--- DATA SECTION ---

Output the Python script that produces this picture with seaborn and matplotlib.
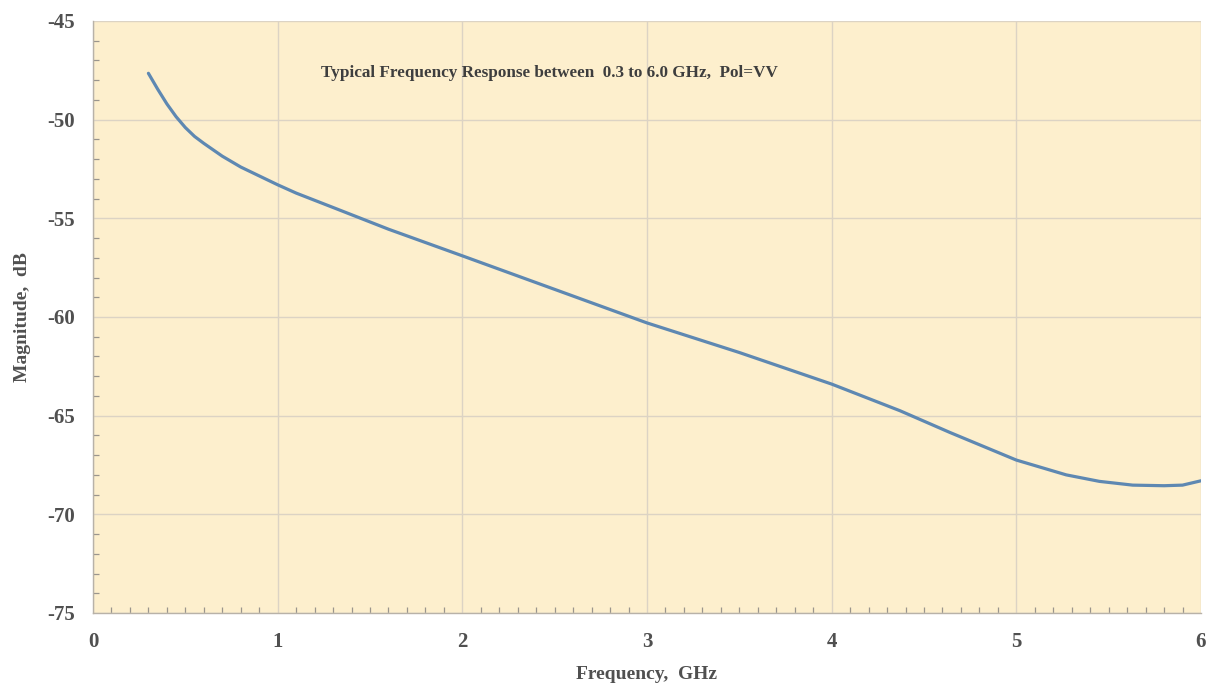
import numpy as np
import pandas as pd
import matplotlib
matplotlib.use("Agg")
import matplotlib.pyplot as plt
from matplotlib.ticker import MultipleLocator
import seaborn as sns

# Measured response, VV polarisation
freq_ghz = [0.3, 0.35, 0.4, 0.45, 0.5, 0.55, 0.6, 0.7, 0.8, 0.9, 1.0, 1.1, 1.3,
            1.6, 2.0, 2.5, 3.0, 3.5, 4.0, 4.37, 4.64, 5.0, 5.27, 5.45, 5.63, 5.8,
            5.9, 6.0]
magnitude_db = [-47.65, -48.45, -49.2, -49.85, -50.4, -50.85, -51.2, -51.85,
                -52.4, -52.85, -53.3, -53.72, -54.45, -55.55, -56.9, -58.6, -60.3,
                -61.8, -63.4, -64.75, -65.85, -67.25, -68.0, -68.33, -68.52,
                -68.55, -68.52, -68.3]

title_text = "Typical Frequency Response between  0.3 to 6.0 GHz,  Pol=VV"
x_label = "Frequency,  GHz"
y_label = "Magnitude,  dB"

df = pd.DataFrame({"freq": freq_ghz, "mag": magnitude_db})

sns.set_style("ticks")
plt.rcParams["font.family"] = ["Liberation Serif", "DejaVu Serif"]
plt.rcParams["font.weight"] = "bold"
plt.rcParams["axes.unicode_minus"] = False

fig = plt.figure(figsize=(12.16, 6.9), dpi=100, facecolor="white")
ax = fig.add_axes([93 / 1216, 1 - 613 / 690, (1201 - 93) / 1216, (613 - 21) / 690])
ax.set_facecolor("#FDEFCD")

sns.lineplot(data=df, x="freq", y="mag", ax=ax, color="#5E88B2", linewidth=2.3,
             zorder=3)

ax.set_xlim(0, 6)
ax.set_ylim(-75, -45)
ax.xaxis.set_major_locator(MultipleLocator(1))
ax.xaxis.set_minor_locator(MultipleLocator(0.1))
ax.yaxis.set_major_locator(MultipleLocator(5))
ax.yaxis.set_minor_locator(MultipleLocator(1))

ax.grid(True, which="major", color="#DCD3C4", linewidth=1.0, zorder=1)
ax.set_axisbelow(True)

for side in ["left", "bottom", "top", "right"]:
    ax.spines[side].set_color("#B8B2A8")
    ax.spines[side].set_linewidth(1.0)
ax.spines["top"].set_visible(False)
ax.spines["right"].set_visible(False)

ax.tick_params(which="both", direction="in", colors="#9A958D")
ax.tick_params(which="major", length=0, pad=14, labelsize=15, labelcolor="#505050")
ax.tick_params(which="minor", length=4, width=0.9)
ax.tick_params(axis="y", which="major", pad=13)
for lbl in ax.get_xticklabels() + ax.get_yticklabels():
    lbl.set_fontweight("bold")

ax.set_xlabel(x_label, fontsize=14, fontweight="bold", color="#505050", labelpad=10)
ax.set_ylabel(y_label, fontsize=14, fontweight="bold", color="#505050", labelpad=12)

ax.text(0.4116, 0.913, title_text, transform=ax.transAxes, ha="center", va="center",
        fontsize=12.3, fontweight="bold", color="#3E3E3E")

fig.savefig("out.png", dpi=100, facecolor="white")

---

Reproduce the listing exactly. Leave its pictures out.

Output the Python script that produces this picture with seaborn and matplotlib.
import numpy as np
import pandas as pd
import matplotlib
matplotlib.use("Agg")
import matplotlib.pyplot as plt
from matplotlib.ticker import MultipleLocator
import seaborn as sns

# Measured response, VV polarisation
freq_ghz = [0.3, 0.35, 0.4, 0.45, 0.5, 0.55, 0.6, 0.7, 0.8, 0.9, 1.0, 1.1, 1.3,
            1.6, 2.0, 2.5, 3.0, 3.5, 4.0, 4.37, 4.64, 5.0, 5.27, 5.45, 5.63, 5.8,
            5.9, 6.0]
magnitude_db = [-47.65, -48.45, -49.2, -49.85, -50.4, -50.85, -51.2, -51.85,
                -52.4, -52.85, -53.3, -53.72, -54.45, -55.55, -56.9, -58.6, -60.3,
                -61.8, -63.4, -64.75, -65.85, -67.25, -68.0, -68.33, -68.52,
                -68.55, -68.52, -68.3]

title_text = "Typical Frequency Response between  0.3 to 6.0 GHz,  Pol=VV"
x_label = "Frequency,  GHz"
y_label = "Magnitude,  dB"

df = pd.DataFrame({"freq": freq_ghz, "mag": magnitude_db})

sns.set_style("ticks")
plt.rcParams["font.family"] = ["Liberation Serif", "DejaVu Serif"]
plt.rcParams["font.weight"] = "bold"
plt.rcParams["axes.unicode_minus"] = False

fig = plt.figure(figsize=(12.16, 6.9), dpi=100, facecolor="white")
ax = fig.add_axes([93 / 1216, 1 - 613 / 690, (1201 - 93) / 1216, (613 - 21) / 690])
ax.set_facecolor("#FDEFCD")

sns.lineplot(data=df, x="freq", y="mag", ax=ax, color="#5E88B2", linewidth=2.3,
             zorder=3)

ax.set_xlim(0, 6)
ax.set_ylim(-75, -45)
ax.xaxis.set_major_locator(MultipleLocator(1))
ax.xaxis.set_minor_locator(MultipleLocator(0.1))
ax.yaxis.set_major_locator(MultipleLocator(5))
ax.yaxis.set_minor_locator(MultipleLocator(1))

ax.grid(True, which="major", color="#DCD3C4", linewidth=1.0, zorder=1)
ax.set_axisbelow(True)

for side in ["left", "bottom", "top", "right"]:
    ax.spines[side].set_color("#B8B2A8")
    ax.spines[side].set_linewidth(1.0)
ax.spines["top"].set_visible(False)
ax.spines["right"].set_visible(False)

ax.tick_params(which="both", direction="in", colors="#9A958D")
ax.tick_params(which="major", length=0, pad=14, labelsize=15, labelcolor="#505050")
ax.tick_params(which="minor", length=4, width=0.9)
ax.tick_params(axis="y", which="major", pad=13)
for lbl in ax.get_xticklabels() + ax.get_yticklabels():
    lbl.set_fontweight("bold")

ax.set_xlabel(x_label, fontsize=14, fontweight="bold", color="#505050", labelpad=10)
ax.set_ylabel(y_label, fontsize=14, fontweight="bold", color="#505050", labelpad=12)

ax.text(0.4116, 0.913, title_text, transform=ax.transAxes, ha="center", va="center",
        fontsize=12.3, fontweight="bold", color="#3E3E3E")

fig.savefig("out.png", dpi=100, facecolor="white")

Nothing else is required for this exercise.